We have many wonderful words providentially written and preserved for us as testimony to the goodness and faithfulness of God. May we fully embrace them.
But to those who have had some taste of a dungeon that seems inescapable, even prisons of flesh to some seeming enforcement of an unbreakable solitary confinement from which relief is most direly sought, may they understand we are very common in experience…and how often we are just moved by what appears to us in only ‘lesser’ of two evils presentation. We might be foolish to believe in our own capacity to ‘choose good’, rather than another’s intervention, another’s sole intervention…to keep us, even prevent us (often!) against our own will…from ‘the evil’.
This is the quote:
“David Foster Wallace once wrote something in Infinite Jest that explained exactly what he went through. He said the person who jumps from a burning building isn’t choosing to fall. They’re not suddenly attracted to death. They’re simply choosing the lesser of two terrors. The flames of depression get so unbearably hot that falling becomes the better option. Nobody watching from the ground can understand that choice unless they’ve personally felt those flames licking at their skin.” End quote.
I will not lie. It is often unbearable for me to be me, though I sometimes forget. I have no doubt my being is also unbearable for you. But it really is in the jumping to flee the death we cannot but conclude to ourselves and of ourselves as for ourselves…another is found.
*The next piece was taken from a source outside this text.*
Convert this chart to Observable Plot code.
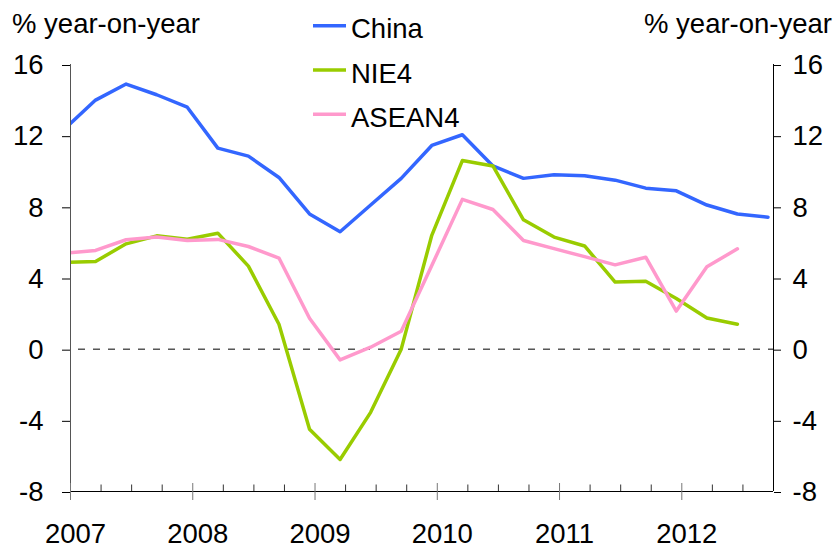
<!DOCTYPE html>
<html>
<head>
<meta charset="utf-8">
<script src="https://cdn.jsdelivr.net/npm/d3@7"></script>
<script src="https://cdn.jsdelivr.net/npm/@observablehq/plot@0.6"></script>
<style>
  html, body { margin: 0; padding: 0; background: #fff; }
  #chart { position: relative; width: 836px; height: 550px; overflow: hidden; }
</style>
</head>
<body>
<div id="chart"></div>
<script>
// ---- data (quarterly, % year-on-year) ----
const quarters = ["2006Q4",
  "2007Q1","2007Q2","2007Q3","2007Q4",
  "2008Q1","2008Q2","2008Q3","2008Q4",
  "2009Q1","2009Q2","2009Q3","2009Q4",
  "2010Q1","2010Q2","2010Q3","2010Q4",
  "2011Q1","2011Q2","2011Q3","2011Q4",
  "2012Q1","2012Q2","2012Q3"];
const china  = [12.4, 14.0, 14.9, 14.3, 13.6, 11.3, 10.85, 9.65, 7.6, 6.6, 8.1, 9.6, 11.45, 12.05, 10.3, 9.6, 9.8, 9.75, 9.5, 9.05, 8.9, 8.1, 7.6, 7.42];
const nie4   = [4.88, 4.93, 5.92, 6.37, 6.18, 6.52, 4.67, 1.4, -4.5, -6.2, -3.55, 0.0, 6.4, 10.6, 10.3, 7.27, 6.3, 5.8, 3.77, 3.82, 2.85, 1.75, 1.4];
const asean4 = [5.39, 5.55, 6.15, 6.3, 6.11, 6.17, 5.77, 5.12, 1.74, -0.6, 0.11, 1.01, 4.7, 8.42, 7.85, 6.11, 5.65, 5.2, 4.74, 5.17, 2.14, 4.63, 5.64];

const seriesNames  = ["China", "NIE4", "ASEAN4"];
const seriesColors = ["#3366FF", "#99CC00", "#FF99CC"];
const yTicks = [-8, -4, 0, 4, 8, 12, 16];
const yearTicks = [2007, 2008, 2009, 2010, 2011, 2012];
const axisTitle = "% year-on-year";

// ---- build table ----
function quarterPos(label) {
  const yr = +label.slice(0, 4), q = +label.slice(5);
  return yr + (q - 1) * 0.25 + 0.205;
}
const rows = [];
[china, nie4, asean4].forEach((vals, si) => {
  vals.forEach((v, i) => rows.push({series: seriesNames[si], x: quarterPos(quarters[i]), value: v}));
});
const minorTicks = d3.range(2007, 2012.75, 0.25).filter(t => !Number.isInteger(t));

const FONT = "'Liberation Sans', Arial, Helvetica, sans-serif";
const FS = 27.5;

const chart = Plot.plot({
  width: 836,
  height: 550,
  marginLeft: 70,
  marginRight: 63,
  marginTop: 64,
  marginBottom: 59,
  style: {fontFamily: FONT, fontSize: FS + "px", background: "white", color: "black", overflow: "visible"},
  x: {type: "linear", domain: [2007, 2012.75], axis: null},
  y: {domain: [-8, 16], axis: null},
  color: {domain: seriesNames, range: seriesColors},
  marks: [
    Plot.ruleY([0], {stroke: "black", strokeWidth: 1, strokeDasharray: "7,8", strokeDashoffset: 7}),
    Plot.line(rows, {x: "x", y: "value", z: "series", stroke: "series", strokeWidth: 3.5, clip: true}),
    Plot.ruleX([2007], {stroke: "#555"}),
    Plot.ruleX([2012.75], {stroke: "black"}),
    Plot.ruleY([-8], {stroke: "black"}),
    Plot.ruleX(minorTicks, {x: d => d, y1: -8, y2: -8, insetTop: -6.5, stroke: "#333"}),
    Plot.ruleX(yearTicks, {x: d => d, y1: -8, y2: -8, insetTop: -8, insetBottom: -9, stroke: "#777"}),
    Plot.text(yearTicks, {x: d => d, y: -8, text: d => String(d), dy: 43, dx: 5, fontSize: FS}),
    Plot.axisY(yTicks, {anchor: "left", tickSize: 8, tickPadding: 19, fontSize: FS, dy: 1, label: null, tickFormat: d => String(d)}),
    Plot.axisY(yTicks, {anchor: "right", tickSize: 7, tickPadding: 12, fontSize: FS, dy: 1, label: null, tickFormat: d => String(d)})
  ]
});
document.getElementById("chart").appendChild(chart);

// ---- titles and legend ----
const svg = d3.select(chart);
const g = svg.append("g")
  .attr("font-family", FONT)
  .attr("font-size", FS)
  .attr("fill", "black")
  .attr("text-anchor", "start");
g.append("text").attr("x", 12).attr("y", 33).text(axisTitle);
g.append("text").attr("x", 644).attr("y", 33).text(axisTitle);
seriesNames.forEach((name, i) => {
  const ly = 25.7 + i * 44.3;
  g.append("line").attr("x1", 313).attr("x2", 346).attr("y1", ly).attr("y2", ly)
    .attr("stroke", seriesColors[i]).attr("stroke-width", 3.5);
  g.append("text").attr("x", 351).attr("y", ly + 12.5).text(name);
});
</script>
</body>
</html>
Even when it appears for a time as only the choosing the lesser of two evils.
Christ has even shown Himself willing to bear that appearance for us, and that without complaint. Christ, our Christ, Jesus the Lord and Christ of God suffered (and may even yet continue in some measure of it) the bearing of comparison.
We may yet have so little understanding of His having endured being “cut off”…for our sakes. May appreciation…even in smallest amounts as ‘less evil’ than denying, have its full course in us to His conclusion.